### EXERCISE REQUIREMENTS
Find every line in the records below that holds the word "with", and copy it out.
— start LISTED RECORDS —
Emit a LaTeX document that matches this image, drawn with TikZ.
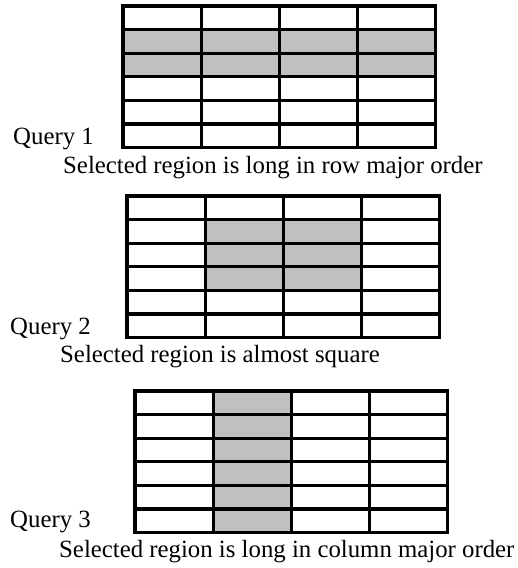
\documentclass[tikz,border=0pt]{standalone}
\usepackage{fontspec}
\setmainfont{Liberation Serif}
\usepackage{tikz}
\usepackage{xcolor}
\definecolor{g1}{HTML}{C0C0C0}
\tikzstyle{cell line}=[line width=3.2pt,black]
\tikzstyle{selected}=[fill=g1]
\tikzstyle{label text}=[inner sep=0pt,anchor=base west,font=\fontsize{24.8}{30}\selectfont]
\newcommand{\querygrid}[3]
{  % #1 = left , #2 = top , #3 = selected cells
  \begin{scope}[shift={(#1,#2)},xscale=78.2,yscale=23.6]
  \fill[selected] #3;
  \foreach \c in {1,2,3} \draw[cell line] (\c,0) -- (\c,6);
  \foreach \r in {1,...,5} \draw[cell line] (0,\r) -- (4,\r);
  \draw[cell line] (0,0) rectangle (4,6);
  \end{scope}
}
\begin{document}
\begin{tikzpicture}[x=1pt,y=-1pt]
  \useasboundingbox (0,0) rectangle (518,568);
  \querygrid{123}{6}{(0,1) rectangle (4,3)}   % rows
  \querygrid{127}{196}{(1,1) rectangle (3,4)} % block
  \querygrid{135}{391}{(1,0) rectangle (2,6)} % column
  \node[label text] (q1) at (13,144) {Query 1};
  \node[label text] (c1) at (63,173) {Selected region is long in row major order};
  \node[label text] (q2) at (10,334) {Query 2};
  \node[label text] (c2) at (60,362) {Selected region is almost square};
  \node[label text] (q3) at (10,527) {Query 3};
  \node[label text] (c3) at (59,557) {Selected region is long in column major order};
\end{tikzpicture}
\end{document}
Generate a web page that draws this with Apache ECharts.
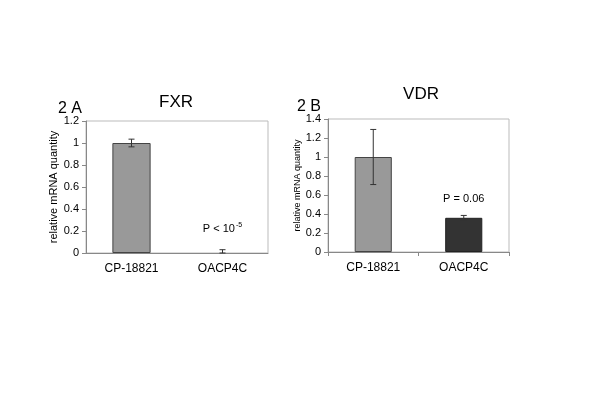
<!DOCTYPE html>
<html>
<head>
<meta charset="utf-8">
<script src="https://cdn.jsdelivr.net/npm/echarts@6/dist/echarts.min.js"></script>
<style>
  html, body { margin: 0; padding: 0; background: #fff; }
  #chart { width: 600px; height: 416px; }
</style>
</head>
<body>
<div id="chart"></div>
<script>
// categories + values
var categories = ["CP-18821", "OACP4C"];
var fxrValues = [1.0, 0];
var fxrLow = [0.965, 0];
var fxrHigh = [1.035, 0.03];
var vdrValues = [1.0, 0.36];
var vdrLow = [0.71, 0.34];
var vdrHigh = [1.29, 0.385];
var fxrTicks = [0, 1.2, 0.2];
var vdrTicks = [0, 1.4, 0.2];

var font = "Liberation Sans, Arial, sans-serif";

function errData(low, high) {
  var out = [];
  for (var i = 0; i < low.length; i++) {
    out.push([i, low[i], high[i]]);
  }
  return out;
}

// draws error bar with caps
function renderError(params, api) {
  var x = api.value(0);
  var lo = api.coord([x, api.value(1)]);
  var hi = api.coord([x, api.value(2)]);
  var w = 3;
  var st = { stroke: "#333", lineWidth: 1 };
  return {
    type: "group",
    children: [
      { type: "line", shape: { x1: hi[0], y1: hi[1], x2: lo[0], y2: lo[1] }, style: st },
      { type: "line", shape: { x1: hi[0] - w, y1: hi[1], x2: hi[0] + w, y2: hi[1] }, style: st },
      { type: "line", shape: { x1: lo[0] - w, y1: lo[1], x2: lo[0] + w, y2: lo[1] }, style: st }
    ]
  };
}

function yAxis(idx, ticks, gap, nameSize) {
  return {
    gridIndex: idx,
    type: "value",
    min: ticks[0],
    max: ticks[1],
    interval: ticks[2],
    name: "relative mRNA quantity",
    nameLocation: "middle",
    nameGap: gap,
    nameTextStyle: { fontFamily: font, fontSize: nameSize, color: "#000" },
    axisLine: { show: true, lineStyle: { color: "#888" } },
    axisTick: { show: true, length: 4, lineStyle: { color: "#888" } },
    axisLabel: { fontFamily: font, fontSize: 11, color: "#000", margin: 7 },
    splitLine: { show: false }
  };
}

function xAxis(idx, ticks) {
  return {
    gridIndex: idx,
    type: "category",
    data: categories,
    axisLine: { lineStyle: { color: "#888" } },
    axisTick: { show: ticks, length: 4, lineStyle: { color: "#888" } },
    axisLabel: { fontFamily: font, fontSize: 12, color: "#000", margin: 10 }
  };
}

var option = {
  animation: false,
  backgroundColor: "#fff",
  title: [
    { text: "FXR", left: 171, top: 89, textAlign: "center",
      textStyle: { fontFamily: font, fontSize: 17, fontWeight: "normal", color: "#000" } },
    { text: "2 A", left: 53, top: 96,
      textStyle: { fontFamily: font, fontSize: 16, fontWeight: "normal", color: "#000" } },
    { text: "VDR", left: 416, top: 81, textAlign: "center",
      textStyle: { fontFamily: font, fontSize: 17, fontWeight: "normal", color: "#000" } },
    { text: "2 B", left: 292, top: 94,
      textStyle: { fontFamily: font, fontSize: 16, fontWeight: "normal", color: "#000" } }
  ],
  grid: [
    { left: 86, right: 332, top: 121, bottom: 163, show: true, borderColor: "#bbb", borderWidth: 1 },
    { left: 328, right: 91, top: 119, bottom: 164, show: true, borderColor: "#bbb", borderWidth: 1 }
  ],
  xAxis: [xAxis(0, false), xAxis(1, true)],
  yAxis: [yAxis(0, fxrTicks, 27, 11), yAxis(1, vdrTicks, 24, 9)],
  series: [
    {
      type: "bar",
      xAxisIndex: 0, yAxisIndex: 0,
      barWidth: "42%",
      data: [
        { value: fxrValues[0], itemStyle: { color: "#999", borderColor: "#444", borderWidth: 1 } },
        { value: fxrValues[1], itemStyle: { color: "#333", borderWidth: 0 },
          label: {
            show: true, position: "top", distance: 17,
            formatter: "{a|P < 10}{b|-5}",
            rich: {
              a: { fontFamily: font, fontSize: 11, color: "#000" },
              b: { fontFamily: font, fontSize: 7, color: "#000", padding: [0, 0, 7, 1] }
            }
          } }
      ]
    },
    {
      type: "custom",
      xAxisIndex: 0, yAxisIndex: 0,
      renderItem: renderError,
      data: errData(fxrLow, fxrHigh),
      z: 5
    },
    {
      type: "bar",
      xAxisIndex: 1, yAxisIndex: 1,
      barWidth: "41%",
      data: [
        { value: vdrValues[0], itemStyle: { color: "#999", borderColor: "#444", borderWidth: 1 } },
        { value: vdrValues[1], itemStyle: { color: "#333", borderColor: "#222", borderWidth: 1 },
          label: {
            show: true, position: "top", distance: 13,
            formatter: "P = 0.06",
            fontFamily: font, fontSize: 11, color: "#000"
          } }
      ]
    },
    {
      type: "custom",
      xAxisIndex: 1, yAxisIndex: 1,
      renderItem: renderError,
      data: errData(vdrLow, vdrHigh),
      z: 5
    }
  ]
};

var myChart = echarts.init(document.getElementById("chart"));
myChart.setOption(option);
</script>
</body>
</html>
— end LISTED RECORDS —
### EXERCISE OUTPUT
Emit a LaTeX document that matches this image, drawn with TikZ.
Generate a web page that draws this with Apache ECharts.
// draws error bar with caps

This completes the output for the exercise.